Hace algunos años conversé con Alfonso Gómez-Lobo, destacado filósofo chileno que hizo gran parte de su carrera en Estados Unidos. Le pregunté en una ocasión cómo había aprendido griego clásico, o hebreo (no lo recuerdo bien). Me contestó: “Esa es una gran historia”. Y me habló de su profesora, una mujer judía, que vivía en Alemania en 1933, quien tras saber del ascenso de Hitler al gobierno, decidió que había que dejar Europa, por el peligro que significaba. Invitó a algunos amigos a seguirla, pero no lo hicieron, a pesar de sus argumentos. Ella siguió adelante, miró un mapamundi y se marchó lo más lejos posible: así había llegado a Chile. Si no recuerdo mal, había leído Mi Lucha, y comprendió que Hitler hablaba en serio. Los que se quedaron sufrieron en carne propia el régimen nazi.

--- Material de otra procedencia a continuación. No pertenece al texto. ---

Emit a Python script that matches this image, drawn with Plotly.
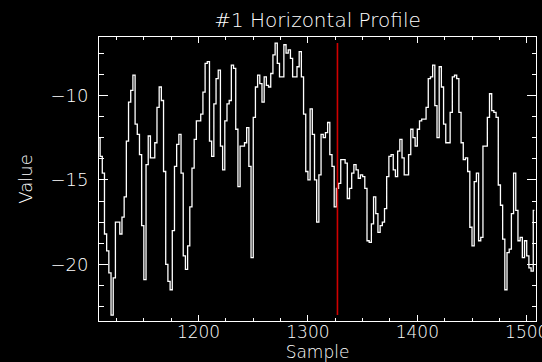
import plotly.graph_objects as go

# Sample positions (every 2nd sample) and profile values
sample_start = 1109
sample_step = 2
values = [
    -12.5, -13.6, -14.6, -18.2, -19.2, -20.5, -23.0, -20.8, -17.5, -17.5,
    -18.2, -17.2, -16.0, -12.7, -10.4, -9.7, -8.8, -11.7, -12.3, -13.5,
    -17.7, -20.9, -14.1, -12.4, -13.7, -13.7, -12.8, -10.7, -9.5, -10.3,
    -14.5, -20.0, -21.0, -21.5, -18.0, -14.2, -12.9, -12.3, -14.6, -19.5,
    -20.3, -18.9, -16.6, -14.3, -12.6, -11.5, -11.5, -11.1, -9.8, -8.1,
    -8.0, -12.7, -13.6, -10.5, -9.0, -8.5, -13.0, -14.4, -11.5, -10.5,
    -10.3, -8.2, -8.4, -12.0, -15.4, -13.0, -13.0, -12.8, -11.9, -14.2,
    -19.6, -11.3, -9.5, -8.8, -9.3, -10.4, -8.9, -9.4, -9.5, -8.7,
    -7.6, -6.9, -8.1, -8.9, -8.9, -7.0, -7.5, -7.3, -7.8, -8.9,
    -8.9, -8.3, -7.4, -8.9, -11.1, -14.5, -15.0, -10.8, -12.3, -15.0,
    -17.5, -14.7, -12.3, -12.5, -12.2, -11.6, -13.5, -14.2, -16.6, -15.5,
    -15.2, -13.8, -13.8, -14.0, -16.1, -15.5, -14.6, -14.1, -14.4, -14.9,
    -14.7, -14.8, -15.5, -18.6, -18.7, -17.6, -16.0, -17.0, -18.1, -17.7,
    -17.5, -16.7, -14.8, -13.6, -13.5, -14.4, -14.8, -13.3, -12.6, -13.7,
    -14.7, -14.7, -13.5, -12.0, -12.5, -13.0, -12.0, -11.5, -11.4, -11.4,
    -10.7, -9.0, -8.9, -8.2, -10.6, -12.5, -8.3, -9.5, -11.7, -12.8,
    -12.8, -11.0, -8.9, -8.8, -9.0, -11.0, -12.8, -13.8, -13.7, -14.5,
    -17.8, -18.9, -15.1, -14.6, -18.6, -18.4, -13.0, -13.0, -11.3, -9.9,
    -10.9, -11.0, -11.3, -15.3, -16.5, -18.5, -21.5, -19.3, -19.1, -17.0,
    -14.6, -16.8, -18.6, -18.4, -19.6, -18.6, -19.5, -20.2, -20.4, -16.8,
]
samples = [sample_start + sample_step * i for i in range(len(values))]

marker_sample = 1327
x_range = [1109, 1508.5]
y_range = [-23.35, -6.54]
x_tickvals = [1200, 1300, 1400, 1500]
y_tickvals = [-20, -15, -10]

title_text = "#1 Horizontal Profile"
x_title = "Sample"
y_title = "Value"

FONT = "DejaVu Sans"

fig = go.Figure()
fig.add_trace(go.Scatter(
    x=samples, y=values, mode="lines",
    line=dict(color="white", width=1.3, shape="hvh"),
    showlegend=False, hoverinfo="skip",
))
fig.add_trace(go.Scatter(
    x=[marker_sample, marker_sample], y=[min(values), max(values)],
    mode="lines", line=dict(color="#d00000", width=1.6),
    showlegend=False, hoverinfo="skip",
))

axis_common = dict(
    showgrid=False, zeroline=False, showline=True, linecolor="white",
    linewidth=1, mirror="ticks", ticks="inside", tickcolor="white",
    tickwidth=1, color="white",
)

fig.update_xaxes(
    range=x_range, tickvals=x_tickvals, ticklen=6,
    minor=dict(dtick=25, tick0=1200, ticklen=3, ticks="inside", tickcolor="white"),
    tickfont=dict(family=FONT, size=17, color="white", weight=200),
    title=dict(text=x_title, font=dict(family=FONT, size=17, color="white", weight=200), standoff=0),
    ticklabelstandoff=-4,
    ticklabeloverflow="allow",
    **axis_common,
)
fig.update_yaxes(
    range=y_range, tickvals=y_tickvals, ticklen=9,
    minor=dict(dtick=1.25, tick0=-10, ticklen=4.5, ticks="inside", tickcolor="white"),
    tickfont=dict(family=FONT, size=18, color="white", weight=200),
    title=dict(text=y_title, font=dict(family=FONT, size=18, color="white", weight=200), standoff=13),
    ticklabelstandoff=6,
    **axis_common,
)

fig.update_layout(
    width=542, height=362,
    margin=dict(l=99, r=6, t=37, b=41, autoexpand=False),
    paper_bgcolor="black", plot_bgcolor="black",
    title=dict(text=title_text, x=0.5, xref="paper", xanchor="center",
               y=1 - 20 / 362, yref="container", yanchor="middle",
               font=dict(family=FONT, size=20, color="white", weight=200)),
    font=dict(family=FONT, color="white"),
)

fig.write_html("out.html")
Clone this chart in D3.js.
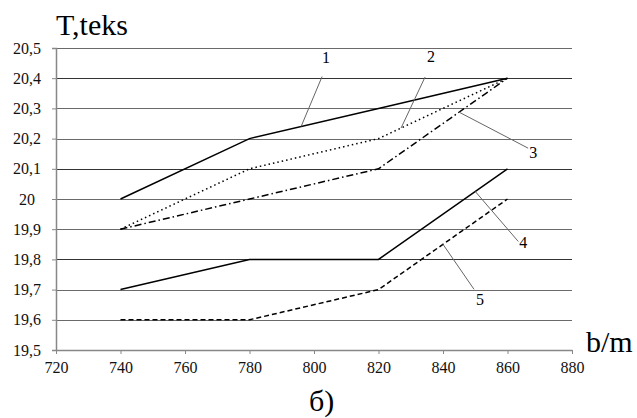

En este escenario, y conociendo como transcurrió finalmente la historia de Adolf Hitler en el poder, conviene recordar un par de reflexiones de Ian Kershaw en su monumental Hitler (Barcelona, Península, 2010), biografía muy documentada sobre un hombre que durante doce años se transformaría en una figura mundial. Dice Kershaw, en primer lugar: “El ascenso al poder de Hitler no era inevitable”. En otra parte agrega: “Se renunció a la democracia sin haber luchado por ella”.

Con el paso del tiempo se demostraría que, efectivamente, el 30 de enero solo fue una triste bisagra entre los años del ascenso político de Hitler y más de una década en el poder, encabezando una historia marcada por la muerte y la destrucción.